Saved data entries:
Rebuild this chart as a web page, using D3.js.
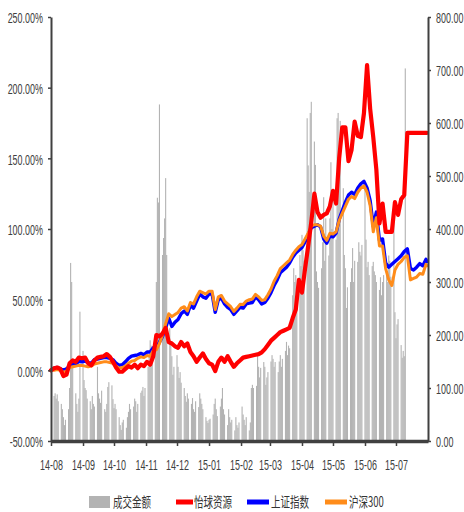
<!DOCTYPE html>
<html><head><meta charset="utf-8">
<script src="https://cdn.jsdelivr.net/npm/d3@7"></script>
<style>body{margin:0;background:#fff}</style>
</head><body><svg id="c" width="464" height="512"></svg>
<script>
// ---------- data ----------
const lineDates = [
"2014-08-01","2014-08-04","2014-08-07","2014-08-10","2014-08-13","2014-08-16","2014-08-19","2014-08-22","2014-08-25","2014-08-28","2014-08-31",
"2014-09-03","2014-09-06","2014-09-09","2014-09-12","2014-09-15","2014-09-18","2014-09-21","2014-09-24","2014-09-27","2014-09-30",
"2014-10-03","2014-10-06","2014-10-09","2014-10-12","2014-10-15","2014-10-18","2014-10-21","2014-10-24","2014-10-27","2014-10-30",
"2014-11-02","2014-11-05","2014-11-08","2014-11-11","2014-11-14","2014-11-17","2014-11-20","2014-11-23","2014-11-26","2014-11-29",
"2014-12-02","2014-12-05","2014-12-08","2014-12-11","2014-12-14","2014-12-17","2014-12-20","2014-12-23","2014-12-26","2014-12-29",
"2015-01-01","2015-01-04","2015-01-07","2015-01-10","2015-01-13","2015-01-16","2015-01-19","2015-01-22","2015-01-25","2015-01-28","2015-01-31",
"2015-02-03","2015-02-06","2015-02-09","2015-02-12","2015-02-15","2015-02-18","2015-02-21","2015-02-24","2015-02-27",
"2015-03-02","2015-03-05","2015-03-08","2015-03-11","2015-03-14","2015-03-17","2015-03-20","2015-03-23","2015-03-26","2015-03-29",
"2015-04-01","2015-04-04","2015-04-07","2015-04-10","2015-04-13","2015-04-16","2015-04-19","2015-04-22","2015-04-25","2015-04-28",
"2015-05-01","2015-05-04","2015-05-07","2015-05-10","2015-05-13","2015-05-16","2015-05-19","2015-05-22","2015-05-25","2015-05-28","2015-05-31",
"2015-06-03","2015-06-06","2015-06-09","2015-06-12","2015-06-15","2015-06-18","2015-06-21","2015-06-24","2015-06-27","2015-06-30",
"2015-07-03","2015-07-06","2015-07-09","2015-07-12","2015-07-15","2015-07-18","2015-07-21","2015-07-24","2015-07-27","2015-07-30","2015-07-31"];

// 怡球资源 (%)
const yiqiu = [
0,1.5,2,1,-4,-3,5,7,6,9,8.5,
9,5,3.5,7,9,9.5,10,11.5,9.5,6,
2,-1,-1,1,3,2,4,1.5,4,3,
6,4,10,25,24,26,30,20,19,17,
16,20,17,19,13,10,6,9,12,8,
5,4,-0.5,6,9,6,10,6,2.5,5,7,
9,9.5,10,10.5,11,11.5,12.7,15,18,
21,23,25,27,28,29,30,37,43,64,
55,72,88,105,125,112,108,110,111,116,
127,118,150,172,172,148,156,176,166,165,182,
216,185,165,142,104,118,98,98,98,119,
110,121,124,168,168,168,168,168,168,168,168];

// 上证指数 (%)
const shanghai = [
0,1.5,2,1,0,1,3,4,4.5,6.5,6,
6.5,5.5,5,7.5,8,8.5,9,9,8.5,7.5,
5,3.5,4,6,8.5,10,10.5,11,12,11,
13,13,16,16,20,24,30,37,31,34,
36,40,42,39.6,46,44,49,54,52,51,
54,54,41,50,51,47,44.5,43,39.6,42,44.5,
44,47,47.5,48,52,50,47,48,51,
55,60,64,69,71,73,76,80,83,85,
87,91,96,101,102,103,101.5,93,90,95,
94.5,97,107,113,119,124,126,124.5,129,132,133.7,
129,120,102,112,92,93,76,73,75,77,
79,81,84,86,72,71,73,75.5,74,78.5,77];

// 沪深300 (%)
const hs300 = [
0,0,0.5,0,-1.5,-0.5,2,2.5,3,3.5,3.5,
3,2.5,3,4.5,5,5.5,6,6,5.5,5,
3,1.5,2,3,5,6.5,7,8.5,9.5,9,
10.5,10,14,14.5,19,25,33,40,38,39.5,
41,44,45,42,48,47,52,56,55,54,
56,56,43,52,53,49,47,45,41.7,44,46.7,
46.5,49,50,50.5,53.7,52,49.5,50,53.5,
57.5,63,67,72,74,76,78,82,85,87.5,
89,93,97,102,103,103,102,95,92,97,
96.5,98,106,111,116,121,123,121.5,126,129,130.5,
126,116.5,98,108,88,88,72,64,60,71,
75,77,80,81,64,65,66,68.5,68,75,74];

// 成交金额: trading weeks (Monday) and Mon..Fri values
const weekStarts = [
"2014-08-04","2014-08-11","2014-08-18","2014-08-25","2014-09-01","2014-09-08","2014-09-15","2014-09-22","2014-09-29",
"2014-10-06","2014-10-13","2014-10-20","2014-10-27","2014-11-03","2014-11-10","2014-11-17","2014-11-24",
"2014-12-01","2014-12-08","2014-12-15","2014-12-22","2014-12-29","2015-01-05","2015-01-12","2015-01-19","2015-01-26",
"2015-02-02","2015-02-09","2015-02-16","2015-02-23","2015-03-02","2015-03-09","2015-03-16","2015-03-23","2015-03-30",
"2015-04-06","2015-04-13","2015-04-20","2015-04-27","2015-05-04","2015-05-11","2015-05-18","2015-05-25",
"2015-06-01","2015-06-08","2015-06-15","2015-06-22","2015-06-29","2015-07-06"];
const volume = [
[85,90,80,88,75],[70,60,45,30,40],[60,100,336,300,150],[90,70,55,80,244],[170,115,100,96,80],
[75,60,85,70,65],[140,90,80,72,95],[60,55,70,102,111],[105,79,62,70,60],
[45,30,21,35,40],[25,45,55,70,60],[65,80,75,55,70],[91,95,102,85,100],[140,160,190,180,150],
[200,300,459,450,635],[351,383,420,496,351],[213,185,160,125,140],
[162,140,119,130,110],[100,85,74,90,80],[70,81,60,55,75],[64,90,80,70,60],[45,38,34,40,42],
[50,70,80,60,47],[65,80,100,60,50],[30,60,45,35,40],[20,45,30,25,35],
[65,50,40,30,45],[20,35,100,106,100],[104,162,140,120,138],[149,140,106,120,130],
[150,162,155,140,149],[130,150,162,140,155],[170,187,162,180,175],[275,326,300,313,290],[351,330,389,360,340],
[609,520,470,619,640],[565,521,320,300,289],[326,375,460,340,420],[350,420,526,400,464],
[380,609,619,500,604],[477,351,326,251,290],[300,326,364,300,340],[338,375,357,350,370],
[480,380,328,338,313],[330,338,320,313,300],[285,309,275,300,313],[320,300,350,340,310],
[440,243,194,220,230],[181,157,170,160,703]];

const leftTicks = [-50,0,50,100,150,200,250];
const rightTicks = [0,100,200,300,400,500,600,700,800];
const monthTicks = ["2014-08-01","2014-09-01","2014-10-01","2014-11-01","2014-12-01","2015-01-01",
  "2015-02-01","2015-03-01","2015-04-01","2015-05-01","2015-06-01","2015-07-01"];
const legendLabels = ["成交金额","怡球资源","上证指数","沪深300"];
const colors = {bar:"#b3b3b3", red:"#ff0000", blue:"#0000ff", orange:"#ff8c1a", axis:"#404040", text:"#404040"};

// ---------- chart ----------
const parse = d3.timeParse("%Y-%m-%d");
const svg = d3.select("#c");
const x = d3.scaleTime().domain([parse("2014-08-01"), parse("2015-08-01")]).range([51, 428]);
const yL = d3.scaleLinear().domain([-50, 250]).range([441, 17]);
const yR = d3.scaleLinear().domain([0, 800]).range([441, 17]);

const bars = [];
weekStarts.forEach((w, i) => {
  const s = parse(w);
  volume[i].forEach((v, j) => { if (v != null) bars.push({date: d3.timeDay.offset(s, j), v}); });
});
svg.append("g").selectAll("rect").data(bars).join("rect")
  .attr("x", d => x(d.date) - 0.55).attr("width", 1.1)
  .attr("y", d => yR(d.v)).attr("height", d => yR(0) - yR(d.v))
  .attr("fill", colors.bar);

const dates = lineDates.map(parse);
function drawLine(vals, color, w) {
  const line = d3.line().x((d, i) => x(dates[i])).y(d => yL(d));
  svg.append("path").datum(vals).attr("d", line)
    .attr("fill", "none").attr("stroke", color).attr("stroke-width", w)
    .attr("stroke-linejoin", "round").attr("stroke-linecap", "round");
}
drawLine(shanghai, colors.blue, 3.4);
drawLine(hs300, colors.orange, 3);
drawLine(yiqiu, colors.red, 4.2);

const SX = 0.64;
const tickFont = "'Liberation Sans',Arial,sans-serif";

const gl = svg.append("g").attr("transform", "translate(51,0)")
  .call(d3.axisLeft(yL).tickValues(leftTicks).tickSize(3).tickSizeOuter(0).tickFormat(d => d.toFixed(2) + "%"));
const gr = svg.append("g").attr("transform", "translate(428,0)")
  .call(d3.axisRight(yR).tickValues(rightTicks).tickSize(3).tickSizeOuter(0).tickFormat(d => d.toFixed(2)));
const gb = svg.append("g").attr("transform", "translate(0,441)")
  .call(d3.axisBottom(x).tickValues(monthTicks.map(parse)).tickSize(5).tickSizeOuter(0).tickFormat(d3.timeFormat("%y-%m")));

[gl, gr, gb].forEach(g => {
  g.select(".domain").attr("stroke", colors.axis).attr("stroke-width", 2);
  g.selectAll(".tick line").attr("stroke", colors.axis).attr("stroke-width", 1.5);
  g.selectAll("text").attr("fill", colors.text).style("font-family", tickFont).style("font-size", "14px");
});
gb.select(".domain").attr("stroke-width", 3.5);
gl.selectAll("text").attr("x", -8 / SX).attr("dy", "0.42em").attr("transform", `scale(${SX},1)`);
gr.selectAll("text").attr("x", 8 / SX).attr("dy", "0.42em").attr("transform", `scale(${SX},1)`);
gb.selectAll("text").attr("y", 29).attr("dy", "0").attr("transform", `scale(${SX},1)`);

// ---------- legend ----------
const lg = svg.append("g");
const ly = 502;
const cjk = "'Noto Sans CJK SC','Noto Sans',sans-serif";
const items = [
  {type:"box", color:colors.bar, x0:89, x1:110, tx:113},
  {type:"line", color:colors.red, x0:176, x1:193, tx:194},
  {type:"line", color:colors.blue, x0:247, x1:269, tx:271},
  {type:"line", color:colors.orange, x0:325, x1:347, tx:349}
];
items.forEach((it, i) => {
  if (it.type === "box") {
    lg.append("rect").attr("x", it.x0).attr("y", ly - 6).attr("width", it.x1 - it.x0).attr("height", 12).attr("fill", it.color);
  } else {
    lg.append("line").attr("x1", it.x0).attr("x2", it.x1).attr("y1", ly).attr("y2", ly)
      .attr("stroke", it.color).attr("stroke-width", 5);
  }
  lg.append("text").attr("transform", `translate(${it.tx},${ly + 5}) scale(0.68,1)`).text(legendLabels[i])
    .attr("fill", "#333").style("font-family", cjk).style("font-size", "14px");
});
</script></body></html>
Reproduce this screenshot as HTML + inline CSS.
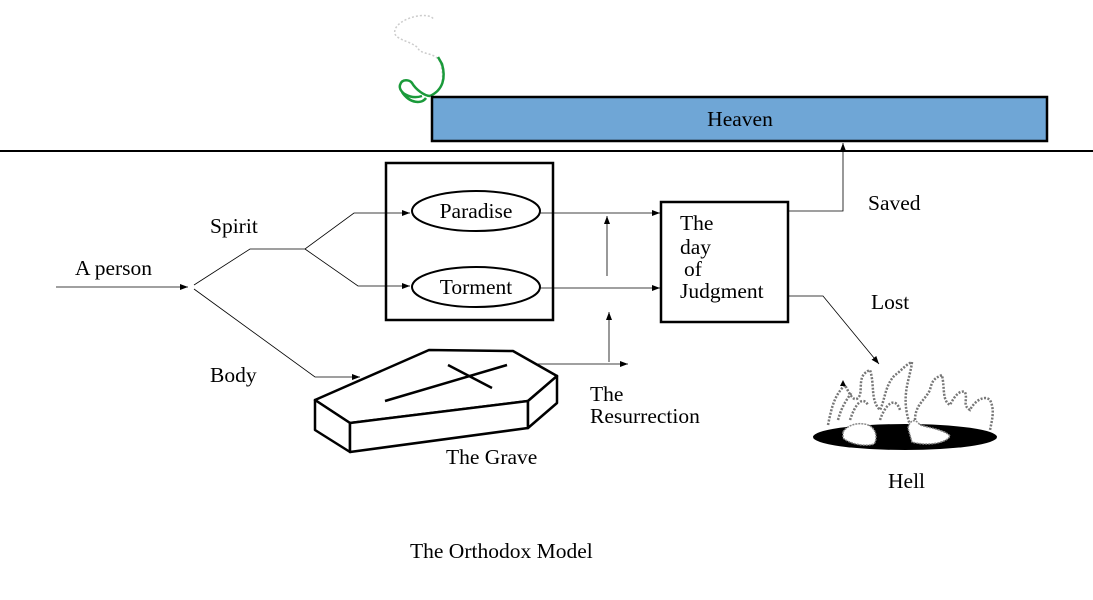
<!DOCTYPE html>
<html><head><meta charset="utf-8"><style>
html,body{margin:0;padding:0;background:#fff;}
svg{display:block;}
text{font-family:"Liberation Serif",serif;font-size:21.5px;fill:#000;}
</style></head><body>
<svg width="1093" height="600" viewBox="0 0 1093 600" xmlns="http://www.w3.org/2000/svg">
<defs>
<marker id="a" markerWidth="8" markerHeight="6" refX="8" refY="3" orient="auto" markerUnits="userSpaceOnUse">
<path d="M0,0 L8,3 L0,6 z" fill="#000"/></marker>
</defs>
<!-- smoke -->
<path d="M430,96 C445,90 444,75 440,62 C436,52 420,55 418,48 C410,40 392,40 395,30 C398,18 430,10 434,20" fill="none" stroke="#ccc" stroke-width="1.5" stroke-dasharray="2,2"/>
<path d="M430,96 C443,90 446,78 442,64 L438,57" fill="none" stroke="#1a9a3a" stroke-width="2.5"/>
<path d="M422,96 C410,100 398,92 400,85 C402,78 410,80 412,83 C416,90 425,96 430,96 M402,92 C410,104 422,104 426,98" fill="none" stroke="#1a9a3a" stroke-width="2.5"/>
<!-- heaven -->
<rect x="432" y="97" width="615" height="44" fill="#6fa6d6" stroke="#000" stroke-width="2.5"/>
<text x="740" y="126" text-anchor="middle" font-size="20">Heaven</text>
<line x1="0" y1="151" x2="1093" y2="151" stroke="#000" stroke-width="2"/>
<!-- left connectors -->
<text x="75" y="275">A person</text>
<text x="210" y="233">Spirit</text>
<text x="210" y="382">Body</text>
<line x1="56" y1="287" x2="188" y2="287" stroke="#000" stroke-width="0.8" marker-end="url(#a)"/>
<polyline points="194,285 250,249 305,249 354,213 410,213" fill="none" stroke="#000" stroke-width="0.8" marker-end="url(#a)"/>
<polyline points="305,249 358,286 410,286" fill="none" stroke="#000" stroke-width="0.8" marker-end="url(#a)"/>
<polyline points="194,289 315,377 360,377" fill="none" stroke="#000" stroke-width="0.8" marker-end="url(#a)"/>
<!-- box -->
<rect x="386" y="163" width="167" height="157" fill="none" stroke="#000" stroke-width="2.5"/>
<ellipse cx="476" cy="211" rx="64" ry="20" fill="#fff" stroke="#000" stroke-width="2"/>
<text x="476" y="218" text-anchor="middle">Paradise</text>
<ellipse cx="476" cy="287" rx="64" ry="20" fill="#fff" stroke="#000" stroke-width="2"/>
<text x="476" y="294" text-anchor="middle">Torment</text>
<line x1="540" y1="213" x2="660" y2="213" stroke="#000" stroke-width="0.8" marker-end="url(#a)"/>
<line x1="540" y1="288" x2="660" y2="288" stroke="#000" stroke-width="0.8" marker-end="url(#a)"/>
<line x1="607" y1="276" x2="607" y2="216" stroke="#000" stroke-width="0.8" marker-end="url(#a)"/>
<line x1="609" y1="362" x2="609" y2="312" stroke="#000" stroke-width="0.8" marker-end="url(#a)"/>
<line x1="513" y1="364" x2="628" y2="364" stroke="#000" stroke-width="0.8" marker-end="url(#a)"/>
<!-- judgment -->
<rect x="661" y="202" width="127" height="120" fill="none" stroke="#000" stroke-width="2.5"/>
<text x="680" y="230">The</text>
<text x="680" y="254">day</text>
<text x="684" y="276">of</text>
<text x="680" y="298">Judgment</text>
<polyline points="788,211 843,211 843,143" fill="none" stroke="#000" stroke-width="0.8" marker-end="url(#a)"/>
<polyline points="788,296 823,296 879,364" fill="none" stroke="#000" stroke-width="0.8" marker-end="url(#a)"/>
<text x="868" y="210">Saved</text>
<text x="871" y="309">Lost</text>
<!-- coffin -->
<g fill="#fff" stroke="#000" stroke-width="2.5" stroke-linejoin="round">
<polygon points="315,400 429,350 513,351 557,376 528,401 350,423"/>
<polygon points="315,400 350,423 350,452 315,430"/>
<polygon points="350,423 528,401 528,428 350,452"/>
<polygon points="528,401 557,376 557,403 528,428"/>
<line x1="385" y1="401" x2="507" y2="365"/>
<line x1="448" y1="365" x2="492" y2="388"/>
</g>
<text x="446" y="464">The Grave</text>
<text x="590" y="401">The</text>
<text x="590" y="423">Resurrection</text>
<!-- hell -->
<ellipse cx="905" cy="437" rx="92" ry="13" fill="#000"/>
<g fill="none" stroke="#777" stroke-width="2.5" stroke-dasharray="2,1.5">
<path d="M828,425 C832,405 835,395 845,385 C850,395 855,405 860,395 C862,385 858,375 870,370 C875,385 870,400 880,410 C885,400 885,385 895,375 C900,372 905,365 912,362 C910,380 900,395 910,425"/>
<path d="M915,420 C915,405 925,400 930,390 C932,380 935,378 942,375 C945,390 942,400 950,405 C955,395 960,390 965,392 C968,400 962,405 970,410 C975,400 985,395 990,400 C995,410 992,420 990,430"/>
<path d="M850,420 C855,405 862,395 868,405 M880,420 C885,405 895,395 900,410 M838,420 C842,405 848,398 852,392"/>
</g>
<path d="M843,432 C848,424 860,422 868,425 C876,428 878,438 874,444 C865,447 850,444 843,438 Z" fill="#fff" stroke="#888" stroke-width="1.5" stroke-dasharray="2,1"/>
<path d="M908,428 C910,420 915,418 920,425 C930,428 945,430 950,436 C946,444 925,446 912,442 Z" fill="#fff" stroke="#888" stroke-width="1.5" stroke-dasharray="2,1"/>
<path d="M840,386 L843,380 L846,386 Z" fill="#000"/>
<text x="888" y="488">Hell</text>
<text x="410" y="558">The Orthodox Model</text>
</svg>
</body></html>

### WHAT THE EXERCISE ASKS
Write out every line of the listing that holds the word "this".

### SOLUTION TO THE EXERCISE
Rebuild this chart as a web page, using D3.js.
Reproduce this screenshot as HTML + inline CSS.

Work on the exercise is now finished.